Reformados podem voltar à CP e ao Metro
Ao mesmo tempo, e para fazer face à carência de mão-de-obra especializada na área da ferrovia, necessária nas operações da CP ou do Metro, a proposta de OE 2024 sugere que os aposentados destas empresas de transporte, que trabalhavam na manutenção de carruagens ou na condução dos comboios, possam regressar ao activo, mantendo a pensão que têm e recebendo até 75% do salário correspondente à categoria que vão ocupar.
“Os aposentados ou reformados com experiência relevante em áreas de manutenção de material circulante ou em funções de maquinista podem exercer funções nas empresas públicas do setor ferroviário que procedam ao transporte colectivo de passageiros, mantendo a respectiva pensão de aposentação, acrescida de até 75% da remuneração correspondente à respectiva categoria e, consoante o caso, escalão ou posição remuneratória detida à data da aposentação, assim como o respetivo regime de trabalho”, detalha o documento.
1 milhão para a Mobilidade Activa
A proposta do OE 2024 atribui um milhão de euros para a dar “continuidade à implementação da Estratégia Nacional Para A Mobilidade Activa, nas componentes Ciclável e Pedonal”. Esta execução continuará a cargo do Instituto da Mobilidade e dos Transportes (IMT). Actualmente, existem dois documentos estratégicos – um para a parte Ciclável, com quatro/cinco anos, e outra para a Pedonal, que ficou concluído este ano.

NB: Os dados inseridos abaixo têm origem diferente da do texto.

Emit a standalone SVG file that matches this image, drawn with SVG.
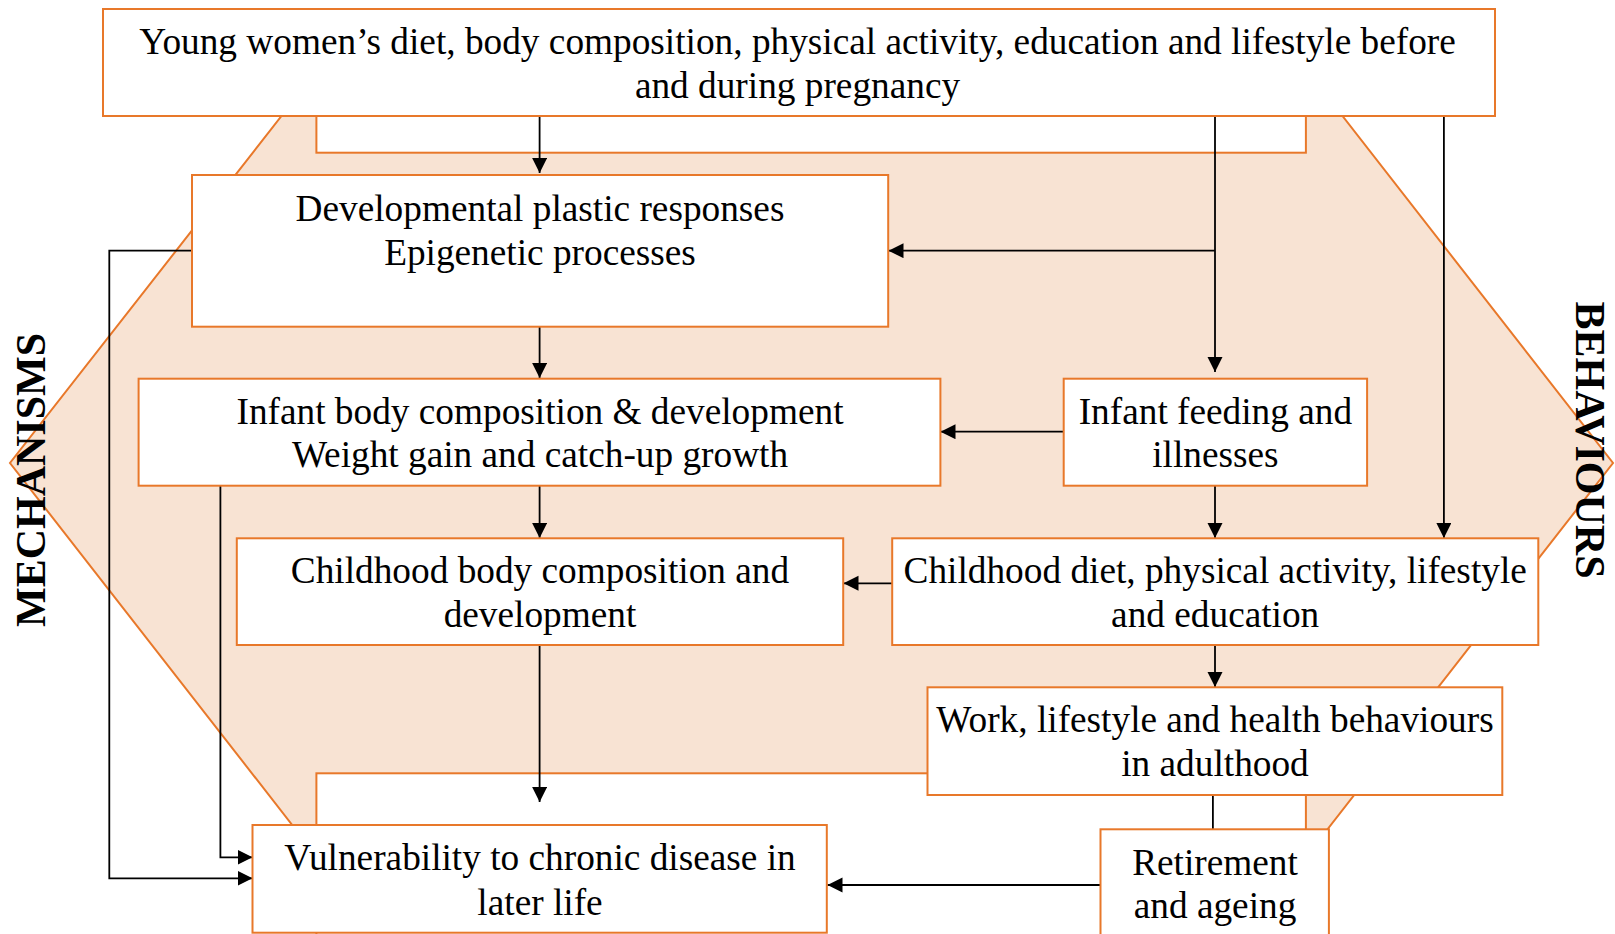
<svg xmlns="http://www.w3.org/2000/svg" width="1615" height="934" viewBox="0 0 1615 934">
<style>
.bg{fill:#F8E3D3;stroke:#E8782A;stroke-width:2}
.hole{fill:#FFFFFF;stroke:#E8782A;stroke-width:2}
.box{fill:#FFFFFF;stroke:#E8782A;stroke-width:2}
.t{font-family:"Liberation Serif","Times New Roman",serif;font-size:37.3px;fill:#000;text-anchor:middle}
.side{font-family:"Liberation Serif","Times New Roman",serif;font-size:42px;font-weight:bold;fill:#000;text-anchor:middle}
.c{fill:none;stroke:#000;stroke-width:1.8}
</style>
<defs>
<marker id="ah" markerUnits="userSpaceOnUse" markerWidth="16" markerHeight="16" refX="15" refY="7.5" orient="auto">
<path d="M0,0 L15,7.5 L0,15 z" fill="#000"/>
</marker>
</defs>
<g id="background">
<polygon class="bg" points="294,100 1330,100 1613,463 1323,835 300,835 10,463"/>
<rect class="hole" x="316.4" y="95" width="989.5" height="57.7"/>
<rect class="hole" x="316.4" y="773.3" width="989.5" height="200"/>
</g>
<g id="connectors">
<line class="c" x1="539.6" y1="116" x2="539.6" y2="173" marker-end="url(#ah)"/>
<line class="c" x1="539.6" y1="326.7" x2="539.6" y2="378" marker-end="url(#ah)"/>
<line class="c" x1="539.6" y1="485.7" x2="539.6" y2="538" marker-end="url(#ah)"/>
<line class="c" x1="539.6" y1="645" x2="539.6" y2="802" marker-end="url(#ah)"/>
<line class="c" x1="1215" y1="116" x2="1215" y2="372" marker-end="url(#ah)"/>
<line class="c" x1="1215" y1="250.7" x2="888.5" y2="250.7" marker-end="url(#ah)"/>
<line class="c" x1="1443.9" y1="116" x2="1443.9" y2="538" marker-end="url(#ah)"/>
<line class="c" x1="1063.7" y1="431.7" x2="940.5" y2="431.7" marker-end="url(#ah)"/>
<line class="c" x1="1215" y1="485.7" x2="1215" y2="538" marker-end="url(#ah)"/>
<line class="c" x1="892.2" y1="583.3" x2="843.5" y2="583.3" marker-end="url(#ah)"/>
<line class="c" x1="1215" y1="645" x2="1215" y2="687" marker-end="url(#ah)"/>
<line class="c" x1="1212.9" y1="795" x2="1212.9" y2="829.3"/>
<line class="c" x1="1100.5" y1="885" x2="827.5" y2="885" marker-end="url(#ah)"/>
<polyline class="c" points="192,250.7 109.3,250.7 109.3,878.3 252.5,878.3" marker-end="url(#ah)"/>
<polyline class="c" points="220.4,485.7 220.4,857.3 252.5,857.3" marker-end="url(#ah)"/>
</g>
<g id="n-top">
<rect class="box" x="103" y="9" width="1392" height="107"/>
<text class="t" x="797.5" y="54">Young women’s diet, body composition, physical activity, education and lifestyle before</text>
<text class="t" x="797.5" y="98.3">and during pregnancy</text>
</g>
<g id="n-dev">
<rect class="box" x="192" y="175" width="696.2" height="151.7"/>
<text class="t" x="540" y="220.8">Developmental plastic responses</text>
<text class="t" x="540" y="264.8">Epigenetic processes</text>
</g>
<g id="n-infant-body">
<rect class="box" x="138.6" y="378.7" width="801.8" height="107"/>
<text class="t" x="540" y="423.8">Infant body composition &amp; development</text>
<text class="t" x="540" y="467.2">Weight gain and catch-up growth</text>
</g>
<g id="n-infant-feeding">
<rect class="box" x="1063.7" y="378.7" width="303.4" height="107"/>
<text class="t" x="1215.4" y="423.8">Infant feeding and</text>
<text class="t" x="1215.4" y="467.2">illnesses</text>
</g>
<g id="n-child-body">
<rect class="box" x="236.8" y="538.3" width="606.4" height="106.7"/>
<text class="t" x="540" y="583.2">Childhood body composition and</text>
<text class="t" x="540" y="626.5">development</text>
</g>
<g id="n-child-diet">
<rect class="box" x="892.2" y="538.3" width="646.1" height="106.7"/>
<text class="t" x="1215.2" y="583.2">Childhood diet, physical activity, lifestyle</text>
<text class="t" x="1215.2" y="626.5">and education</text>
</g>
<g id="n-work">
<rect class="box" x="927.5" y="687.3" width="574.8" height="107.7"/>
<text class="t" x="1215" y="731.5">Work, lifestyle and health behaviours</text>
<text class="t" x="1215" y="775.8">in adulthood</text>
</g>
<g id="n-vulnerability">
<rect class="box" x="252.5" y="825" width="574.3" height="107.7"/>
<text class="t" x="540" y="869.8">Vulnerability to chronic disease in</text>
<text class="t" x="540" y="914.8">later life</text>
</g>
<g id="n-retirement">
<rect class="box" x="1100.5" y="829.3" width="228.4" height="130"/>
<text class="t" x="1215" y="874.8">Retirement</text>
<text class="t" x="1215" y="918.2">and ageing</text>
</g>
<g id="labels">
<text class="side" transform="translate(44.5,480) rotate(-90)">MECHANISMS</text>
<text class="side" transform="translate(1576,440) rotate(90)">BEHAVIOURS</text>
</g>
</svg>
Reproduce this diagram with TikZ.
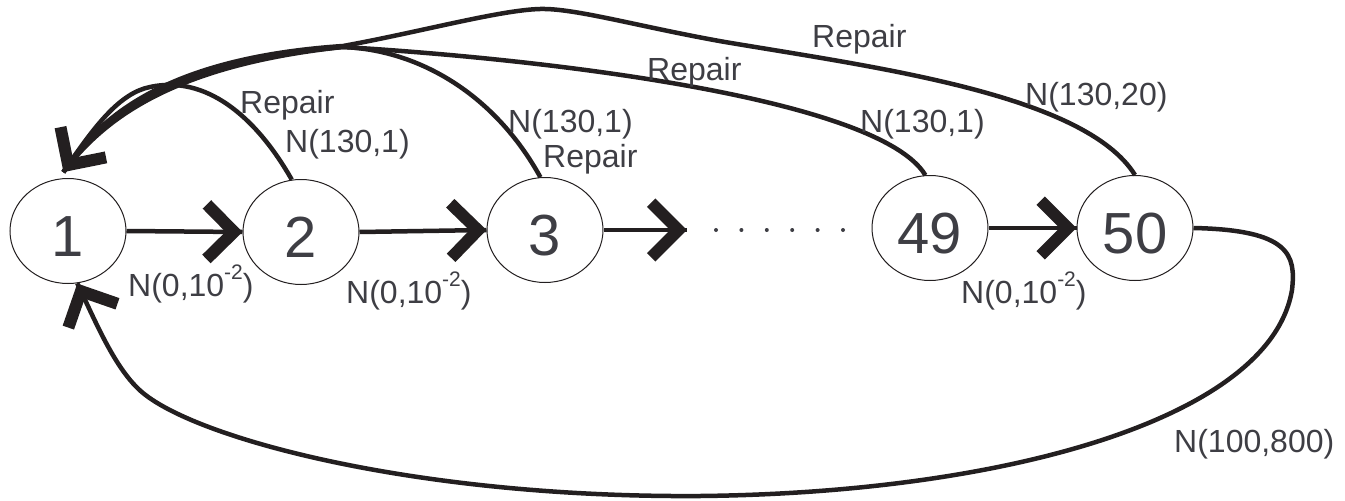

Em conjunto, estas estratégias pretendem, até 2030, um aumento da quota modal das deslocações de bicicleta para 10% nas cidades (7,5% a nível nacional) e do andar a pé para 35%. Mas associações como a MUBi – Associação pela Mobilidade Urbana em Bicicleta dizem que o Governo tem impresso um ritmo lento e investido pouco no desenvolvimento da mobilidade activa, não só da ciclável mas também também da pedonal.
No OE deste ano, o IMT recebeu também um milhão de euros para a mobilidade activa. Ainda assim, no OE 2024, o Governo promete “um reforço das soluções de mobilidade ativa nas cidades, nomeadamente através da construção de novas redes de vias clicáveis”, não detalhando nos documentos apresentados este assunto.